Repeat the material exactly, every line of it.

═════ Data excerpt ═════

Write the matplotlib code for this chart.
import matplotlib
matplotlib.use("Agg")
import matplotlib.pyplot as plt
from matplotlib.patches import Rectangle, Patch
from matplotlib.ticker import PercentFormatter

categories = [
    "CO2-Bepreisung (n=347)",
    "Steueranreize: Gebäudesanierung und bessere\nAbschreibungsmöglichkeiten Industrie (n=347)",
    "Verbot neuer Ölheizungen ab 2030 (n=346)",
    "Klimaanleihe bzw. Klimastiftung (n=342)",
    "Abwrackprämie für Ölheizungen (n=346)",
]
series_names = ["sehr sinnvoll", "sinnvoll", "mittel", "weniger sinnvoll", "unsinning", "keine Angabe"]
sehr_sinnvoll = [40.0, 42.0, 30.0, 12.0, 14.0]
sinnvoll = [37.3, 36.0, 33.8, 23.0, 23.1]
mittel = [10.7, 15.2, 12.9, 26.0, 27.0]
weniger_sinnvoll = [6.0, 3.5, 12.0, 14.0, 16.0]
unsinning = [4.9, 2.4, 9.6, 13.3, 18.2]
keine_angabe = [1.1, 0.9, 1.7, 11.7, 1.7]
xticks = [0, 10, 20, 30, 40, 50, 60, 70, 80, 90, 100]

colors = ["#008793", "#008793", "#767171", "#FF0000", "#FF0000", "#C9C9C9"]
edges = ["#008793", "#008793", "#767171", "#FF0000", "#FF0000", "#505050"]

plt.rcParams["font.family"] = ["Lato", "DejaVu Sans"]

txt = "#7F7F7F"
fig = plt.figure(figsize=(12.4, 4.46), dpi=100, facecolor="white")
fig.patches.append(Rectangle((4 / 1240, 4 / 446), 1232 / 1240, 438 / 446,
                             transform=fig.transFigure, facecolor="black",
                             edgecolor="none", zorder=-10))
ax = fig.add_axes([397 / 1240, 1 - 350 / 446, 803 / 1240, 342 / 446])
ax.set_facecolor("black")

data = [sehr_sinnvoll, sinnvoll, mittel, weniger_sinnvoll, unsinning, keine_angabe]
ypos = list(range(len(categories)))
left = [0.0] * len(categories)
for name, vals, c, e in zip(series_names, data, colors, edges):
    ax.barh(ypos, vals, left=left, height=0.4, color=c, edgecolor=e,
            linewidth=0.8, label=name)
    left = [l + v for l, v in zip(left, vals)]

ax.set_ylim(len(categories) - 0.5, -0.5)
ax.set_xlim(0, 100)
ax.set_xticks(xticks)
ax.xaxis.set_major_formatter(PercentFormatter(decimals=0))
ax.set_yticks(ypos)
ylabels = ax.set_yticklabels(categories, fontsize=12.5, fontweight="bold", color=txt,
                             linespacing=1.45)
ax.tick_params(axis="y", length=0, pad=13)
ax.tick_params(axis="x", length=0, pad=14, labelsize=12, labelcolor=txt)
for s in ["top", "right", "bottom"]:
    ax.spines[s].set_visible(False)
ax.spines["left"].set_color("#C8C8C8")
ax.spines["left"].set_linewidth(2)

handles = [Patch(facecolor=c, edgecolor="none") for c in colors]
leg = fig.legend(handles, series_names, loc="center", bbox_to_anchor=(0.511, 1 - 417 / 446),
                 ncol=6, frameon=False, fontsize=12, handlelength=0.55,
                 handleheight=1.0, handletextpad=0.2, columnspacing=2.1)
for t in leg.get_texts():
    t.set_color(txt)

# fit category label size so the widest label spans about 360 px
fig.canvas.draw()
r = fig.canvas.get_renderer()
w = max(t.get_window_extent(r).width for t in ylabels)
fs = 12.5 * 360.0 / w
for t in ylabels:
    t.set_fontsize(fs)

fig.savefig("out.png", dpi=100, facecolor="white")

═════

- **Output of the task**
Write the matplotlib code for this chart.
import matplotlib
matplotlib.use("Agg")
import matplotlib.pyplot as plt
from matplotlib.patches import Rectangle, Patch
from matplotlib.ticker import PercentFormatter

categories = [
    "CO2-Bepreisung (n=347)",
    "Steueranreize: Gebäudesanierung und bessere\nAbschreibungsmöglichkeiten Industrie (n=347)",
    "Verbot neuer Ölheizungen ab 2030 (n=346)",
    "Klimaanleihe bzw. Klimastiftung (n=342)",
    "Abwrackprämie für Ölheizungen (n=346)",
]
series_names = ["sehr sinnvoll", "sinnvoll", "mittel", "weniger sinnvoll", "unsinning", "keine Angabe"]
sehr_sinnvoll = [40.0, 42.0, 30.0, 12.0, 14.0]
sinnvoll = [37.3, 36.0, 33.8, 23.0, 23.1]
mittel = [10.7, 15.2, 12.9, 26.0, 27.0]
weniger_sinnvoll = [6.0, 3.5, 12.0, 14.0, 16.0]
unsinning = [4.9, 2.4, 9.6, 13.3, 18.2]
keine_angabe = [1.1, 0.9, 1.7, 11.7, 1.7]
xticks = [0, 10, 20, 30, 40, 50, 60, 70, 80, 90, 100]

colors = ["#008793", "#008793", "#767171", "#FF0000", "#FF0000", "#C9C9C9"]
edges = ["#008793", "#008793", "#767171", "#FF0000", "#FF0000", "#505050"]

plt.rcParams["font.family"] = ["Lato", "DejaVu Sans"]

txt = "#7F7F7F"
fig = plt.figure(figsize=(12.4, 4.46), dpi=100, facecolor="white")
fig.patches.append(Rectangle((4 / 1240, 4 / 446), 1232 / 1240, 438 / 446,
                             transform=fig.transFigure, facecolor="black",
                             edgecolor="none", zorder=-10))
ax = fig.add_axes([397 / 1240, 1 - 350 / 446, 803 / 1240, 342 / 446])
ax.set_facecolor("black")

data = [sehr_sinnvoll, sinnvoll, mittel, weniger_sinnvoll, unsinning, keine_angabe]
ypos = list(range(len(categories)))
left = [0.0] * len(categories)
for name, vals, c, e in zip(series_names, data, colors, edges):
    ax.barh(ypos, vals, left=left, height=0.4, color=c, edgecolor=e,
            linewidth=0.8, label=name)
    left = [l + v for l, v in zip(left, vals)]

ax.set_ylim(len(categories) - 0.5, -0.5)
ax.set_xlim(0, 100)
ax.set_xticks(xticks)
ax.xaxis.set_major_formatter(PercentFormatter(decimals=0))
ax.set_yticks(ypos)
ylabels = ax.set_yticklabels(categories, fontsize=12.5, fontweight="bold", color=txt,
                             linespacing=1.45)
ax.tick_params(axis="y", length=0, pad=13)
ax.tick_params(axis="x", length=0, pad=14, labelsize=12, labelcolor=txt)
for s in ["top", "right", "bottom"]:
    ax.spines[s].set_visible(False)
ax.spines["left"].set_color("#C8C8C8")
ax.spines["left"].set_linewidth(2)

handles = [Patch(facecolor=c, edgecolor="none") for c in colors]
leg = fig.legend(handles, series_names, loc="center", bbox_to_anchor=(0.511, 1 - 417 / 446),
                 ncol=6, frameon=False, fontsize=12, handlelength=0.55,
                 handleheight=1.0, handletextpad=0.2, columnspacing=2.1)
for t in leg.get_texts():
    t.set_color(txt)

# fit category label size so the widest label spans about 360 px
fig.canvas.draw()
r = fig.canvas.get_renderer()
w = max(t.get_window_extent(r).width for t in ylabels)
fs = 12.5 * 360.0 / w
for t in ylabels:
    t.set_fontsize(fs)

fig.savefig("out.png", dpi=100, facecolor="white")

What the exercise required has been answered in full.